## Your objective
Begin at the first line of the data and copy each line through the one containing "0.253, 0.248, 0.241, 0.241, 0.239, 0.235, 0.228, 0.218, 0.205]", that line included, with no pictures.

>> start Dataset extract

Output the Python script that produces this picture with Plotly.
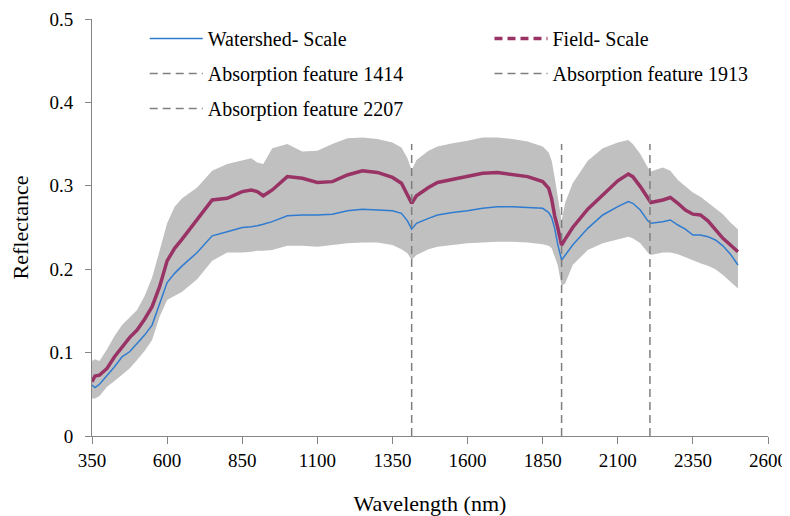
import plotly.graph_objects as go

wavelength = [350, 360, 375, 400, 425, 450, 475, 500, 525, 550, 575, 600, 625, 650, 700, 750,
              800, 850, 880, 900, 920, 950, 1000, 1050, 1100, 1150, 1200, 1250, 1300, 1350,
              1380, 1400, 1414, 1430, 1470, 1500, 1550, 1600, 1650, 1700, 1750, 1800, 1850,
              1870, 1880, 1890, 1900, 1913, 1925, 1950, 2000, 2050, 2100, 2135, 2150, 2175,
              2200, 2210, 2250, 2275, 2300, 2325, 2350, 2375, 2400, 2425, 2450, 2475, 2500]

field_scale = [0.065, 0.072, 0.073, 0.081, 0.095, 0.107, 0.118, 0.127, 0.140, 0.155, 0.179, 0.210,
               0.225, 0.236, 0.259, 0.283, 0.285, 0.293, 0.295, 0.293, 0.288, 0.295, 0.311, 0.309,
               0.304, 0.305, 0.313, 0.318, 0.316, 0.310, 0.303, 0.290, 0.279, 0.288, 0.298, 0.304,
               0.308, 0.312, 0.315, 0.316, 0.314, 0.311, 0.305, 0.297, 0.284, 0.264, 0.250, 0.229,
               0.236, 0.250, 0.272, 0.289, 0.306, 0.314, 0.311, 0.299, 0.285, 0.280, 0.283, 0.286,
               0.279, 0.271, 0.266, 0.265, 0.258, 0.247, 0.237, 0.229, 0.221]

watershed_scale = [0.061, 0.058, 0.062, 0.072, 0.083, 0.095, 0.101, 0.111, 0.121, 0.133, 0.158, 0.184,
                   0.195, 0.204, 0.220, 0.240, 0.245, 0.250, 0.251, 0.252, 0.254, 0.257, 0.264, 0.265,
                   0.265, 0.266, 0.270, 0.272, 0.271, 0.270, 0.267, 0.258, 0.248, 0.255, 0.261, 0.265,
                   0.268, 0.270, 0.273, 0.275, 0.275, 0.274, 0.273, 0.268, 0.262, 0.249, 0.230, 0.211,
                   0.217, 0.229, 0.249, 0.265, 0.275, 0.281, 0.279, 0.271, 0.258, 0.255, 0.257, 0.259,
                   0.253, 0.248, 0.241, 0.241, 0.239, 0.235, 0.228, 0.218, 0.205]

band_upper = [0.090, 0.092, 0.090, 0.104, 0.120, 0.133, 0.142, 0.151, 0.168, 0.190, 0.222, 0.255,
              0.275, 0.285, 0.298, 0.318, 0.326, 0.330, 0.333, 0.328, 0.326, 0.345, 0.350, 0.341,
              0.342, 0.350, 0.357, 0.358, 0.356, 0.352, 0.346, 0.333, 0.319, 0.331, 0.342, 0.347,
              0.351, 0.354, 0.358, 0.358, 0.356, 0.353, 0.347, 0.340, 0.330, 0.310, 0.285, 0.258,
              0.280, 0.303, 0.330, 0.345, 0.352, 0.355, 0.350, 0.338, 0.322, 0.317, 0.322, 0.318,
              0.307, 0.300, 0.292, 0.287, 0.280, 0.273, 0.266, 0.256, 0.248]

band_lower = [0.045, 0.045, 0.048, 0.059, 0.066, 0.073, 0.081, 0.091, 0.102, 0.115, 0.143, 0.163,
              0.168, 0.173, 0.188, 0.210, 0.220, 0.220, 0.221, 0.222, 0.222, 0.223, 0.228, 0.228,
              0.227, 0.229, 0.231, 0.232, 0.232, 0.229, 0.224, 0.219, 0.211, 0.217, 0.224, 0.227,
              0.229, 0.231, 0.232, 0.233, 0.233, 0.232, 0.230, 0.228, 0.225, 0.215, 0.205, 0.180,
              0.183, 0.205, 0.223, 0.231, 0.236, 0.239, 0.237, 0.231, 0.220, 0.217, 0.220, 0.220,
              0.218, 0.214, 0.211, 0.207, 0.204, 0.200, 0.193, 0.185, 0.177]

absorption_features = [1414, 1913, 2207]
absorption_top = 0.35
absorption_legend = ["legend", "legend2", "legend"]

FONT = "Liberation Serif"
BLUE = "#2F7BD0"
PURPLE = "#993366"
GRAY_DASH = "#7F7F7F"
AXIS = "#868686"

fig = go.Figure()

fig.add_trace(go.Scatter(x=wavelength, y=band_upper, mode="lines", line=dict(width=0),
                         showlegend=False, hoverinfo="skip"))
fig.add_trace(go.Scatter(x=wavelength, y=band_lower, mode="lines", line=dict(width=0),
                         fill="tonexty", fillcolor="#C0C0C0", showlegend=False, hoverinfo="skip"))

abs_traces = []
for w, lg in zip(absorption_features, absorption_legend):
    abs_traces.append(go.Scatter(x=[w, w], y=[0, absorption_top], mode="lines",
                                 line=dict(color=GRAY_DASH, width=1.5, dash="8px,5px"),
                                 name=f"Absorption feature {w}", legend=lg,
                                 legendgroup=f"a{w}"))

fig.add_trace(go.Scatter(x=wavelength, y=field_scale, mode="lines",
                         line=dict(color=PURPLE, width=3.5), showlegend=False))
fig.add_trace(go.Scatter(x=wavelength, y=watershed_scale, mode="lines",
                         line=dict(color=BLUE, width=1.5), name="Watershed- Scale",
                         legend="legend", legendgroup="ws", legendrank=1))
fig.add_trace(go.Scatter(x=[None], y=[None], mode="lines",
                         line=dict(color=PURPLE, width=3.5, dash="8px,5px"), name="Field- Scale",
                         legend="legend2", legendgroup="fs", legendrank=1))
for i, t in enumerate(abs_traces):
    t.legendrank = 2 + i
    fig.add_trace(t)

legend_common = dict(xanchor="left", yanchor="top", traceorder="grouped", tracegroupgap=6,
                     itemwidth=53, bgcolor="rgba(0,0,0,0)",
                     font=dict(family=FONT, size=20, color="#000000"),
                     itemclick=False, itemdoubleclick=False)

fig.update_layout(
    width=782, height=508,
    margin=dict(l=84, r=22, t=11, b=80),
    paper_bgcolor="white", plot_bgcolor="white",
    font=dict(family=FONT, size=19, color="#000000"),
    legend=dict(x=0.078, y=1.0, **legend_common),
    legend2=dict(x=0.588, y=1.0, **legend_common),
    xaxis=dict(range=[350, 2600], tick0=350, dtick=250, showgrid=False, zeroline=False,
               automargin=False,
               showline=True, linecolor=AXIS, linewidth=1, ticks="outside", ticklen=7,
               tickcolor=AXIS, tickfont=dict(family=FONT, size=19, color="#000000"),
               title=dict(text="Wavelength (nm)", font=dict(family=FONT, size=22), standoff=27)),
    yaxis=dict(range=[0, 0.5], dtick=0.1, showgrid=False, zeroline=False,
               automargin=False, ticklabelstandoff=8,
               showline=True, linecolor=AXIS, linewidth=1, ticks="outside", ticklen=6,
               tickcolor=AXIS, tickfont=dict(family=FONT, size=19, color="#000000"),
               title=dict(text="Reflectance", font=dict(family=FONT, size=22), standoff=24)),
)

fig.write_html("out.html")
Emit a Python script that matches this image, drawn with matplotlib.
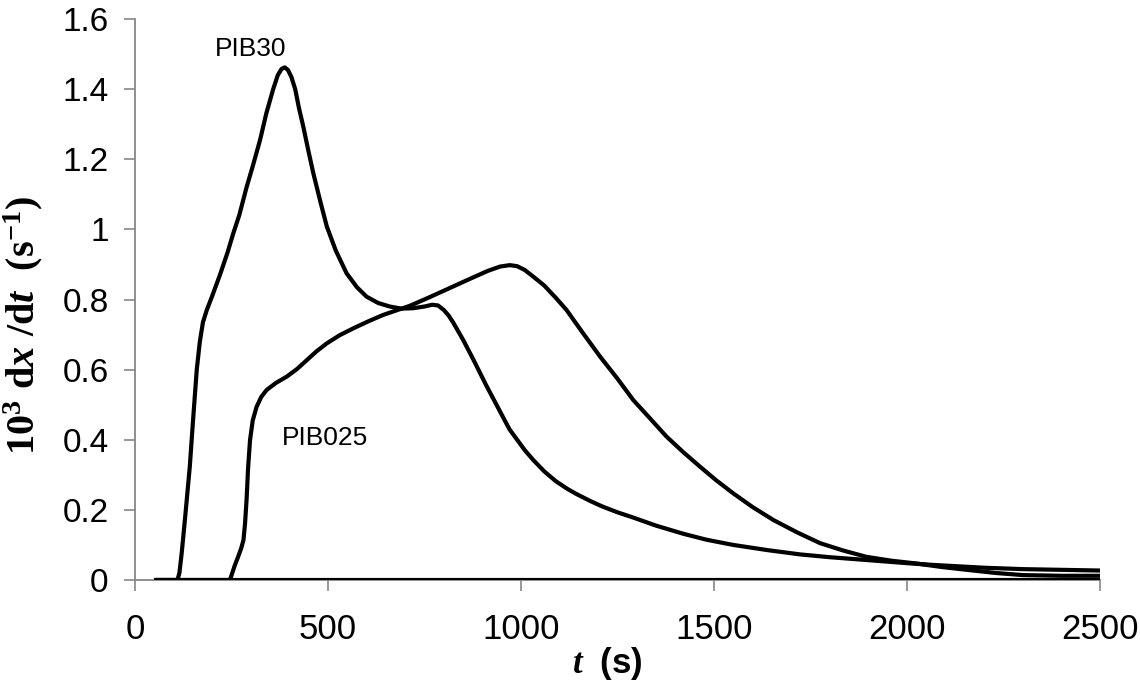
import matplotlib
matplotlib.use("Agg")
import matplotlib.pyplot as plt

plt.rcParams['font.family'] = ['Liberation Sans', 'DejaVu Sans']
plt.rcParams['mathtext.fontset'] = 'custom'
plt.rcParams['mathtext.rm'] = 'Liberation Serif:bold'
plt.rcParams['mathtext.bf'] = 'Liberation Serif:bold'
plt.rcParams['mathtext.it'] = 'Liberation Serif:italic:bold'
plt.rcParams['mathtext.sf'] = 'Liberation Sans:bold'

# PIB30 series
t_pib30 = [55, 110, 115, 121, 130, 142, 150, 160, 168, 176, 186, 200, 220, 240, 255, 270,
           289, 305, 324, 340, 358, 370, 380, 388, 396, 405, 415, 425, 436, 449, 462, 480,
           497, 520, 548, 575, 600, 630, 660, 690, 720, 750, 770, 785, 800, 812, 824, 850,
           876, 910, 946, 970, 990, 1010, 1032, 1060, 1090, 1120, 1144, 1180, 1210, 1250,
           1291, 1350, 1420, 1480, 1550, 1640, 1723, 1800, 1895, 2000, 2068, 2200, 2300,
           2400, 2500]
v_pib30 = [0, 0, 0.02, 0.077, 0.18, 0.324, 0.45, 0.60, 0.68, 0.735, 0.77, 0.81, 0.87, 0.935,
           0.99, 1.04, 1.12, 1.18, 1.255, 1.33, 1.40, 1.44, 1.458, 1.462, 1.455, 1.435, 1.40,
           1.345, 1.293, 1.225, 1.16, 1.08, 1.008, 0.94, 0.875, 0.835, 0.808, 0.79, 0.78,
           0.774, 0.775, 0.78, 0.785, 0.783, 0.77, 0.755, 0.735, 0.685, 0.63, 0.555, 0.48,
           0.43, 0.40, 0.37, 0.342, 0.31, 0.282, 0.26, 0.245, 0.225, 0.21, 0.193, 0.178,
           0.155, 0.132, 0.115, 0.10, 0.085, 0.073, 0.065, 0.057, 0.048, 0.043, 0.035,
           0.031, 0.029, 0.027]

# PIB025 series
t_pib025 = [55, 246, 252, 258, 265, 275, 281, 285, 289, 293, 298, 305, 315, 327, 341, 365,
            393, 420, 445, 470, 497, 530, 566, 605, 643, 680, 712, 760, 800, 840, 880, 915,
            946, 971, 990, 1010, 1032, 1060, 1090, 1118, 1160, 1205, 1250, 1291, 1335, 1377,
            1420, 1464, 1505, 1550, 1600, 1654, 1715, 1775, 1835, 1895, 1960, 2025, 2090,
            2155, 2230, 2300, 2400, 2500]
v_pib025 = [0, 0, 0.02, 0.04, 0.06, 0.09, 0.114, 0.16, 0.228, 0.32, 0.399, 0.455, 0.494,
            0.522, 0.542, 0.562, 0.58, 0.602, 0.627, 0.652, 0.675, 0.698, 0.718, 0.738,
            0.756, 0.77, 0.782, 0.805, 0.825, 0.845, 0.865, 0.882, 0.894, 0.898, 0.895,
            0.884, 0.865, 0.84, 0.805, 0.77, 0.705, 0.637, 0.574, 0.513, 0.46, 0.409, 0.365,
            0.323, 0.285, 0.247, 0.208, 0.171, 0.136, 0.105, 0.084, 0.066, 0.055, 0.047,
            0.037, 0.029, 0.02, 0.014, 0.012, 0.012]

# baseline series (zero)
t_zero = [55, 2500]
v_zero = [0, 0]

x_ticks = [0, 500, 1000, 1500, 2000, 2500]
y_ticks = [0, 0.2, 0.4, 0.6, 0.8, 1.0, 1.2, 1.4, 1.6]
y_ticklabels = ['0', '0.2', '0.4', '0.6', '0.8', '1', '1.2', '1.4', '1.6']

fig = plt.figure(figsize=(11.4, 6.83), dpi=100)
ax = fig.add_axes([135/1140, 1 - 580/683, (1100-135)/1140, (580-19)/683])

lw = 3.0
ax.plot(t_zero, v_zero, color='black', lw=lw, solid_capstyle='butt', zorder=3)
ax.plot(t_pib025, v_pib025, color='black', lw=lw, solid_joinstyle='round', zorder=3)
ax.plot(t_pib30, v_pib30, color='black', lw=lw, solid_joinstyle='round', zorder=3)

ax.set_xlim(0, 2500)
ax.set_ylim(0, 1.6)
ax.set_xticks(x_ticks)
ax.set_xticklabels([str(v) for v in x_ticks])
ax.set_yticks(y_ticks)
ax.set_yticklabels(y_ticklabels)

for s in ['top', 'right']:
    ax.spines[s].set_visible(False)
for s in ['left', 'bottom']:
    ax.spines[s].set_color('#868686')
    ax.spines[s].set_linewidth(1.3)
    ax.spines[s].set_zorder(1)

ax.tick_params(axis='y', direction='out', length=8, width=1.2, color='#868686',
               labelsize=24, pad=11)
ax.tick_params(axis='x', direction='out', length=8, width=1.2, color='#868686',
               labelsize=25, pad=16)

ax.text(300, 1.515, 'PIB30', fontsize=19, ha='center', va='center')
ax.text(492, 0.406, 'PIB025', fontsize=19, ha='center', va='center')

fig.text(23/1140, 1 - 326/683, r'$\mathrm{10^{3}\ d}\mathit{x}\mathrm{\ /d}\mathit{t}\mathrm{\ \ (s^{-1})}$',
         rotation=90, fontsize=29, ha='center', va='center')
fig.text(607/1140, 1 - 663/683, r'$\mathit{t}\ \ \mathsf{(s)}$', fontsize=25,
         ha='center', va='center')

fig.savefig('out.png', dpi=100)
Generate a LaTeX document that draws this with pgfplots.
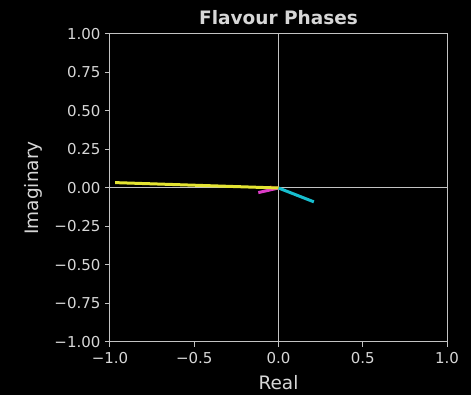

>> end Dataset extract

## Task response
Output the Python script that produces this picture with Plotly.
import plotly.graph_objects as go

wavelength = [350, 360, 375, 400, 425, 450, 475, 500, 525, 550, 575, 600, 625, 650, 700, 750,
              800, 850, 880, 900, 920, 950, 1000, 1050, 1100, 1150, 1200, 1250, 1300, 1350,
              1380, 1400, 1414, 1430, 1470, 1500, 1550, 1600, 1650, 1700, 1750, 1800, 1850,
              1870, 1880, 1890, 1900, 1913, 1925, 1950, 2000, 2050, 2100, 2135, 2150, 2175,
              2200, 2210, 2250, 2275, 2300, 2325, 2350, 2375, 2400, 2425, 2450, 2475, 2500]

field_scale = [0.065, 0.072, 0.073, 0.081, 0.095, 0.107, 0.118, 0.127, 0.140, 0.155, 0.179, 0.210,
               0.225, 0.236, 0.259, 0.283, 0.285, 0.293, 0.295, 0.293, 0.288, 0.295, 0.311, 0.309,
               0.304, 0.305, 0.313, 0.318, 0.316, 0.310, 0.303, 0.290, 0.279, 0.288, 0.298, 0.304,
               0.308, 0.312, 0.315, 0.316, 0.314, 0.311, 0.305, 0.297, 0.284, 0.264, 0.250, 0.229,
               0.236, 0.250, 0.272, 0.289, 0.306, 0.314, 0.311, 0.299, 0.285, 0.280, 0.283, 0.286,
               0.279, 0.271, 0.266, 0.265, 0.258, 0.247, 0.237, 0.229, 0.221]

watershed_scale = [0.061, 0.058, 0.062, 0.072, 0.083, 0.095, 0.101, 0.111, 0.121, 0.133, 0.158, 0.184,
                   0.195, 0.204, 0.220, 0.240, 0.245, 0.250, 0.251, 0.252, 0.254, 0.257, 0.264, 0.265,
                   0.265, 0.266, 0.270, 0.272, 0.271, 0.270, 0.267, 0.258, 0.248, 0.255, 0.261, 0.265,
                   0.268, 0.270, 0.273, 0.275, 0.275, 0.274, 0.273, 0.268, 0.262, 0.249, 0.230, 0.211,
                   0.217, 0.229, 0.249, 0.265, 0.275, 0.281, 0.279, 0.271, 0.258, 0.255, 0.257, 0.259,
                   0.253, 0.248, 0.241, 0.241, 0.239, 0.235, 0.228, 0.218, 0.205]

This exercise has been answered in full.